**TASK DETAILS:** Restate the whole of the material. Keep every word, and drop the pictures.

**DATA SEGMENT:**
[Start]

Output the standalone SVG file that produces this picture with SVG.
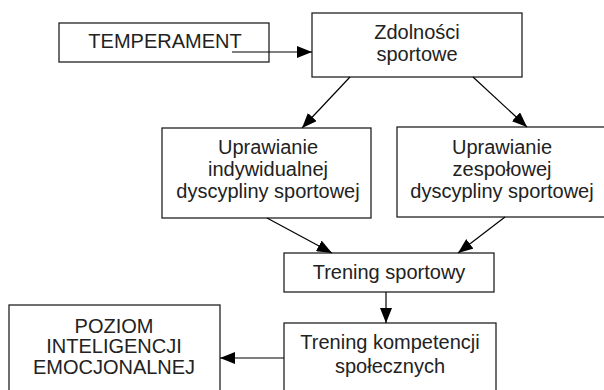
<svg xmlns="http://www.w3.org/2000/svg" width="604" height="390" viewBox="0 0 604 390">
<defs>
<marker id="ah" viewBox="0 0 15 12" refX="15" refY="6" markerWidth="15" markerHeight="12" markerUnits="userSpaceOnUse" orient="auto">
<path d="M0,0 L15,6 L0,12 Z" fill="#000"/>
</marker>
<style>
.box{fill:#fff;stroke:#222;stroke-width:1.3}
.t{font-family:"Liberation Sans",Arial,sans-serif;font-size:20px;fill:#222;text-anchor:middle}
.c{stroke:#000;stroke-width:1.2;fill:none;marker-end:url(#ah)}
</style>
</defs>
<rect width="604" height="390" fill="#fff"/>
<g id="temperament">
<rect class="box" x="59" y="23" width="210" height="39"/>
<text class="t" x="165" y="48">TEMPERAMENT</text>
</g>
<g id="zdolnosci">
<rect class="box" x="312" y="13" width="210" height="64"/>
<text class="t" x="417" y="39">Zdolności</text>
<text class="t" x="417" y="61">sportowe</text>
</g>
<g id="indywidualna">
<rect class="box" x="162" y="128" width="209" height="90"/>
<text class="t" x="268" y="154">Uprawianie</text>
<text class="t" x="268" y="176">indywidualnej</text>
<text class="t" x="268" y="198">dyscypliny sportowej</text>
</g>
<g id="zespolowa">
<rect class="box" x="397" y="127" width="215" height="90"/>
<text class="t" x="502" y="154">Uprawianie</text>
<text class="t" x="502" y="176">zespołowej</text>
<text class="t" x="502" y="198">dyscypliny sportowej</text>
</g>
<g id="trening">
<rect class="box" x="284" y="253" width="210" height="39"/>
<text class="t" x="389" y="279">Trening sportowy</text>
</g>
<g id="kompetencje">
<rect class="box" x="284" y="323" width="212" height="75"/>
<text class="t" x="390" y="349">Trening kompetencji</text>
<text class="t" x="390" y="373">społecznych</text>
</g>
<g id="poziom">
<rect class="box" x="9" y="305" width="211" height="93"/>
<text class="t" x="114" y="333">POZIOM</text>
<text class="t" x="114" y="353">INTELIGENCJI</text>
<text class="t" x="114" y="374">EMOCJONALNEJ</text>
</g>
<g id="connectors">
<line class="c" x1="232" y1="52" x2="312" y2="52"/>
<line class="c" x1="350" y1="77" x2="302" y2="128"/>
<line class="c" x1="473" y1="77" x2="527" y2="127"/>
<line class="c" x1="267" y1="218" x2="332" y2="253"/>
<line class="c" x1="505" y1="217" x2="458" y2="253"/>
<line class="c" x1="386" y1="292" x2="386" y2="323"/>
<line class="c" x1="284" y1="358" x2="220" y2="358"/>
</g>
</svg>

[End]

**ANSWER TO THIS EXERCISE:**
Output the standalone SVG file that produces this picture with SVG.
<svg xmlns="http://www.w3.org/2000/svg" width="604" height="390" viewBox="0 0 604 390">
<defs>
<marker id="ah" viewBox="0 0 15 12" refX="15" refY="6" markerWidth="15" markerHeight="12" markerUnits="userSpaceOnUse" orient="auto">
<path d="M0,0 L15,6 L0,12 Z" fill="#000"/>
</marker>
<style>
.box{fill:#fff;stroke:#222;stroke-width:1.3}
.t{font-family:"Liberation Sans",Arial,sans-serif;font-size:20px;fill:#222;text-anchor:middle}
.c{stroke:#000;stroke-width:1.2;fill:none;marker-end:url(#ah)}
</style>
</defs>
<rect width="604" height="390" fill="#fff"/>
<g id="temperament">
<rect class="box" x="59" y="23" width="210" height="39"/>
<text class="t" x="165" y="48">TEMPERAMENT</text>
</g>
<g id="zdolnosci">
<rect class="box" x="312" y="13" width="210" height="64"/>
<text class="t" x="417" y="39">Zdolności</text>
<text class="t" x="417" y="61">sportowe</text>
</g>
<g id="indywidualna">
<rect class="box" x="162" y="128" width="209" height="90"/>
<text class="t" x="268" y="154">Uprawianie</text>
<text class="t" x="268" y="176">indywidualnej</text>
<text class="t" x="268" y="198">dyscypliny sportowej</text>
</g>
<g id="zespolowa">
<rect class="box" x="397" y="127" width="215" height="90"/>
<text class="t" x="502" y="154">Uprawianie</text>
<text class="t" x="502" y="176">zespołowej</text>
<text class="t" x="502" y="198">dyscypliny sportowej</text>
</g>
<g id="trening">
<rect class="box" x="284" y="253" width="210" height="39"/>
<text class="t" x="389" y="279">Trening sportowy</text>
</g>
<g id="kompetencje">
<rect class="box" x="284" y="323" width="212" height="75"/>
<text class="t" x="390" y="349">Trening kompetencji</text>
<text class="t" x="390" y="373">społecznych</text>
</g>
<g id="poziom">
<rect class="box" x="9" y="305" width="211" height="93"/>
<text class="t" x="114" y="333">POZIOM</text>
<text class="t" x="114" y="353">INTELIGENCJI</text>
<text class="t" x="114" y="374">EMOCJONALNEJ</text>
</g>
<g id="connectors">
<line class="c" x1="232" y1="52" x2="312" y2="52"/>
<line class="c" x1="350" y1="77" x2="302" y2="128"/>
<line class="c" x1="473" y1="77" x2="527" y2="127"/>
<line class="c" x1="267" y1="218" x2="332" y2="253"/>
<line class="c" x1="505" y1="217" x2="458" y2="253"/>
<line class="c" x1="386" y1="292" x2="386" y2="323"/>
<line class="c" x1="284" y1="358" x2="220" y2="358"/>
</g>
</svg>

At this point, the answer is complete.